====== Information shown ======

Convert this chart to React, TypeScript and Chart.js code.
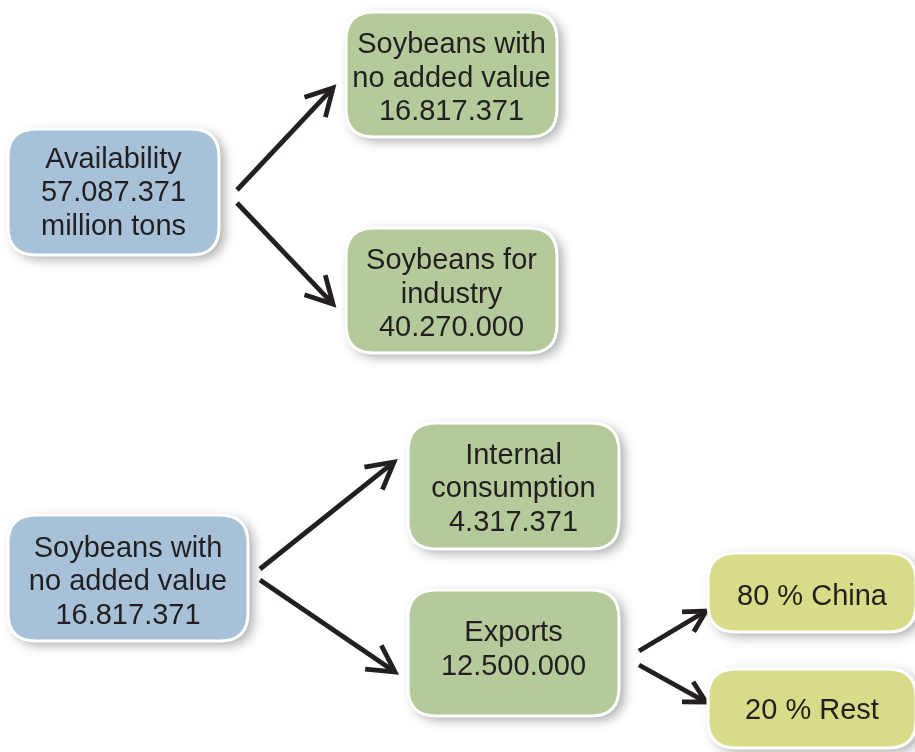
import React, { useEffect, useRef } from "react";
import { Chart, registerables } from "chart.js";

Chart.register(...registerables);

// ---- data ----
const nodeTitles = [
  "Availability",
  "Soybeans with\nno added value",
  "Soybeans for\nindustry",
  "Soybeans with\nno added value",
  "Internal\nconsumption",
  "Exports",
  "China",
  "Rest",
];
const nodeValues = [57087371, 16817371, 40270000, 16817371, 4317371, 12500000, 80, 20];
const nodeUnits = ["million tons", "", "", "", "", "", "%", "%"];
const nodeGroups = ["source", "split", "split", "source", "split", "split", "dest", "dest"];
const edgeFrom = [0, 0, 3, 3, 5, 5];
const edgeTo = [1, 2, 4, 5, 6, 7];

// ---- layout (data units of the hidden scales) ----
const nodeCX = [113.5, 451.5, 451.5, 128, 513.5, 513.5, 812, 812];
const nodeCY = [192, 74.5, 290.5, 578, 486, 653, 592.5, 708.5];
const nodeW = [211, 211, 211, 240, 211, 211, 208, 208];
const nodeH = [126, 125, 125, 126, 126, 126, 79, 79];
const textShift = [1, 4, 4, 4, 3, -3, 4, 2];
const arrowStart = [[237, 190], [237, 203], [260, 569], [260, 580], [639, 651], [639, 665]];
const arrowEnd = [[333, 88], [333, 304], [394, 462], [395, 672], [706, 611], [706, 702]];
const groupFill: Record<string, string> = { source: "#a7c2d8", split: "#b5ca9a", dest: "#d8db88" };

function fmt(n: number) {
  return String(n).replace(/\B(?=(\d{3})+(?!\d))/g, ".");
}
function nodeLines(i: number): string[] {
  if (nodeUnits[i] === "%") return [`${nodeValues[i]} % ${nodeTitles[i]}`];
  const lines = nodeTitles[i].split("\n");
  lines.push(fmt(nodeValues[i]));
  if (nodeUnits[i]) lines.push(nodeUnits[i]);
  return lines;
}

function roundRect(ctx: CanvasRenderingContext2D, x: number, y: number, w: number, h: number, r: number) {
  ctx.beginPath();
  ctx.moveTo(x + r, y);
  ctx.lineTo(x + w - r, y);
  ctx.quadraticCurveTo(x + w, y, x + w, y + r);
  ctx.lineTo(x + w, y + h - r);
  ctx.quadraticCurveTo(x + w, y + h, x + w - r, y + h);
  ctx.lineTo(x + r, y + h);
  ctx.quadraticCurveTo(x, y + h, x, y + h - r);
  ctx.lineTo(x, y + r);
  ctx.quadraticCurveTo(x, y, x + r, y);
  ctx.closePath();
}

const diagramPlugin = {
  id: "diagram",
  afterDatasetsDraw(chart: any) {
    const ctx: CanvasRenderingContext2D = chart.ctx;
    const xs = chart.scales.x;
    const ys = chart.scales.y;
    const px = (v: number) => xs.getPixelForValue(v);
    const py = (v: number) => ys.getPixelForValue(v);

    // arrows
    ctx.save();
    ctx.strokeStyle = "#231f20";
    ctx.lineWidth = 4.8;
    ctx.lineCap = "butt";
    ctx.lineJoin = "miter";
    edgeFrom.forEach((_, k) => {
      const x1 = px(arrowStart[k][0]);
      const y1 = py(arrowStart[k][1]);
      const x2 = px(arrowEnd[k][0]);
      const y2 = py(arrowEnd[k][1]);
      const ang = Math.atan2(y2 - y1, x2 - x1);
      const len = Math.hypot(x2 - x1, y2 - y1);
      const head = len > 100 ? 30 : 24;
      ctx.beginPath();
      ctx.moveTo(x1, y1);
      ctx.lineTo(x2 - Math.cos(ang) * 3, y2 - Math.sin(ang) * 3);
      ctx.stroke();
      const a = 0.5;
      ctx.beginPath();
      ctx.moveTo(x2 - head * Math.cos(ang - a), y2 - head * Math.sin(ang - a));
      ctx.lineTo(x2, y2);
      ctx.lineTo(x2 - head * Math.cos(ang + a), y2 - head * Math.sin(ang + a));
      ctx.stroke();
    });
    ctx.restore();

    // boxes
    nodeTitles.forEach((_, i) => {
      const x0 = px(nodeCX[i] - nodeW[i] / 2);
      const x1 = px(nodeCX[i] + nodeW[i] / 2);
      const y0 = py(nodeCY[i] - nodeH[i] / 2);
      const y1 = py(nodeCY[i] + nodeH[i] / 2);
      const w = x1 - x0;
      const h = y1 - y0;
      const r = Math.min(28, h / 2.6);
      ctx.save();
      ctx.shadowColor = "rgba(0,0,0,0.35)";
      ctx.shadowBlur = 12;
      ctx.shadowOffsetX = 5;
      ctx.shadowOffsetY = 4;
      roundRect(ctx, x0, y0, w, h, r);
      ctx.fillStyle = groupFill[nodeGroups[i]];
      ctx.fill();
      ctx.restore();
      ctx.save();
      roundRect(ctx, x0, y0, w, h, r);
      ctx.strokeStyle = "#ffffff";
      ctx.lineWidth = 3;
      ctx.stroke();
      ctx.restore();

      const lines = nodeLines(i);
      const lh = 33.5;
      const cx = (x0 + x1) / 2;
      const cy = (y0 + y1) / 2 + textShift[i];
      ctx.save();
      ctx.fillStyle = "#231f20";
      ctx.font = '29px "Liberation Sans", Arial, Helvetica, sans-serif';
      ctx.textAlign = "center";
      ctx.textBaseline = "middle";
      lines.forEach((ln, j) => {
        ctx.fillText(ln, cx, cy + (j - (lines.length - 1) / 2) * lh);
      });
      ctx.restore();
    });
  },
};

export default function App() {
  const ref = useRef<HTMLCanvasElement>(null);
  useEffect(() => {
    if (!ref.current) return;
    const chart = new Chart(ref.current, {
      type: "scatter",
      data: {
        datasets: [
          {
            data: nodeCX.map((x, i) => ({ x, y: nodeCY[i] })),
            pointRadius: 0,
            pointHoverRadius: 0,
          },
        ],
      },
      options: {
        animation: false,
        responsive: false,
        events: [],
        layout: { padding: 0 },
        plugins: { legend: { display: false }, tooltip: { enabled: false } },
        scales: {
          x: { type: "linear", min: 0, max: 915, display: false },
          y: { type: "linear", min: 0, max: 752, reverse: true, display: false },
        },
      },
      plugins: [diagramPlugin],
    });
    return () => chart.destroy();
  }, []);
  return (
    <div style={{ position: "absolute", left: 0, top: 0, width: 915, height: 752, background: "#fff" }}>
      <canvas ref={ref} width={915} height={752} style={{ display: "block" }} />
    </div>
  );
}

======

_Work to be completed_
Leave out the pictures and copy the rest of the material above exactly.

_Worked solution_
Convert this chart to React, TypeScript and Chart.js code.
import React, { useEffect, useRef } from "react";
import { Chart, registerables } from "chart.js";

Chart.register(...registerables);

// ---- data ----
const nodeTitles = [
  "Availability",
  "Soybeans with\nno added value",
  "Soybeans for\nindustry",
  "Soybeans with\nno added value",
  "Internal\nconsumption",
  "Exports",
  "China",
  "Rest",
];
const nodeValues = [57087371, 16817371, 40270000, 16817371, 4317371, 12500000, 80, 20];
const nodeUnits = ["million tons", "", "", "", "", "", "%", "%"];
const nodeGroups = ["source", "split", "split", "source", "split", "split", "dest", "dest"];
const edgeFrom = [0, 0, 3, 3, 5, 5];
const edgeTo = [1, 2, 4, 5, 6, 7];

// ---- layout (data units of the hidden scales) ----
const nodeCX = [113.5, 451.5, 451.5, 128, 513.5, 513.5, 812, 812];
const nodeCY = [192, 74.5, 290.5, 578, 486, 653, 592.5, 708.5];
const nodeW = [211, 211, 211, 240, 211, 211, 208, 208];
const nodeH = [126, 125, 125, 126, 126, 126, 79, 79];
const textShift = [1, 4, 4, 4, 3, -3, 4, 2];
const arrowStart = [[237, 190], [237, 203], [260, 569], [260, 580], [639, 651], [639, 665]];
const arrowEnd = [[333, 88], [333, 304], [394, 462], [395, 672], [706, 611], [706, 702]];
const groupFill: Record<string, string> = { source: "#a7c2d8", split: "#b5ca9a", dest: "#d8db88" };

function fmt(n: number) {
  return String(n).replace(/\B(?=(\d{3})+(?!\d))/g, ".");
}
function nodeLines(i: number): string[] {
  if (nodeUnits[i] === "%") return [`${nodeValues[i]} % ${nodeTitles[i]}`];
  const lines = nodeTitles[i].split("\n");
  lines.push(fmt(nodeValues[i]));
  if (nodeUnits[i]) lines.push(nodeUnits[i]);
  return lines;
}

function roundRect(ctx: CanvasRenderingContext2D, x: number, y: number, w: number, h: number, r: number) {
  ctx.beginPath();
  ctx.moveTo(x + r, y);
  ctx.lineTo(x + w - r, y);
  ctx.quadraticCurveTo(x + w, y, x + w, y + r);
  ctx.lineTo(x + w, y + h - r);
  ctx.quadraticCurveTo(x + w, y + h, x + w - r, y + h);
  ctx.lineTo(x + r, y + h);
  ctx.quadraticCurveTo(x, y + h, x, y + h - r);
  ctx.lineTo(x, y + r);
  ctx.quadraticCurveTo(x, y, x + r, y);
  ctx.closePath();
}

const diagramPlugin = {
  id: "diagram",
  afterDatasetsDraw(chart: any) {
    const ctx: CanvasRenderingContext2D = chart.ctx;
    const xs = chart.scales.x;
    const ys = chart.scales.y;
    const px = (v: number) => xs.getPixelForValue(v);
    const py = (v: number) => ys.getPixelForValue(v);

    // arrows
    ctx.save();
    ctx.strokeStyle = "#231f20";
    ctx.lineWidth = 4.8;
    ctx.lineCap = "butt";
    ctx.lineJoin = "miter";
    edgeFrom.forEach((_, k) => {
      const x1 = px(arrowStart[k][0]);
      const y1 = py(arrowStart[k][1]);
      const x2 = px(arrowEnd[k][0]);
      const y2 = py(arrowEnd[k][1]);
      const ang = Math.atan2(y2 - y1, x2 - x1);
      const len = Math.hypot(x2 - x1, y2 - y1);
      const head = len > 100 ? 30 : 24;
      ctx.beginPath();
      ctx.moveTo(x1, y1);
      ctx.lineTo(x2 - Math.cos(ang) * 3, y2 - Math.sin(ang) * 3);
      ctx.stroke();
      const a = 0.5;
      ctx.beginPath();
      ctx.moveTo(x2 - head * Math.cos(ang - a), y2 - head * Math.sin(ang - a));
      ctx.lineTo(x2, y2);
      ctx.lineTo(x2 - head * Math.cos(ang + a), y2 - head * Math.sin(ang + a));
      ctx.stroke();
    });
    ctx.restore();

    // boxes
    nodeTitles.forEach((_, i) => {
      const x0 = px(nodeCX[i] - nodeW[i] / 2);
      const x1 = px(nodeCX[i] + nodeW[i] / 2);
      const y0 = py(nodeCY[i] - nodeH[i] / 2);
      const y1 = py(nodeCY[i] + nodeH[i] / 2);
      const w = x1 - x0;
      const h = y1 - y0;
      const r = Math.min(28, h / 2.6);
      ctx.save();
      ctx.shadowColor = "rgba(0,0,0,0.35)";
      ctx.shadowBlur = 12;
      ctx.shadowOffsetX = 5;
      ctx.shadowOffsetY = 4;
      roundRect(ctx, x0, y0, w, h, r);
      ctx.fillStyle = groupFill[nodeGroups[i]];
      ctx.fill();
      ctx.restore();
      ctx.save();
      roundRect(ctx, x0, y0, w, h, r);
      ctx.strokeStyle = "#ffffff";
      ctx.lineWidth = 3;
      ctx.stroke();
      ctx.restore();

      const lines = nodeLines(i);
      const lh = 33.5;
      const cx = (x0 + x1) / 2;
      const cy = (y0 + y1) / 2 + textShift[i];
      ctx.save();
      ctx.fillStyle = "#231f20";
      ctx.font = '29px "Liberation Sans", Arial, Helvetica, sans-serif';
      ctx.textAlign = "center";
      ctx.textBaseline = "middle";
      lines.forEach((ln, j) => {
        ctx.fillText(ln, cx, cy + (j - (lines.length - 1) / 2) * lh);
      });
      ctx.restore();
    });
  },
};

export default function App() {
  const ref = useRef<HTMLCanvasElement>(null);
  useEffect(() => {
    if (!ref.current) return;
    const chart = new Chart(ref.current, {
      type: "scatter",
      data: {
        datasets: [
          {
            data: nodeCX.map((x, i) => ({ x, y: nodeCY[i] })),
            pointRadius: 0,
            pointHoverRadius: 0,
          },
        ],
      },
      options: {
        animation: false,
        responsive: false,
        events: [],
        layout: { padding: 0 },
        plugins: { legend: { display: false }, tooltip: { enabled: false } },
        scales: {
          x: { type: "linear", min: 0, max: 915, display: false },
          y: { type: "linear", min: 0, max: 752, reverse: true, display: false },
        },
      },
      plugins: [diagramPlugin],
    });
    return () => chart.destroy();
  }, []);
  return (
    <div style={{ position: "absolute", left: 0, top: 0, width: 915, height: 752, background: "#fff" }}>
      <canvas ref={ref} width={915} height={752} style={{ display: "block" }} />
    </div>
  );
}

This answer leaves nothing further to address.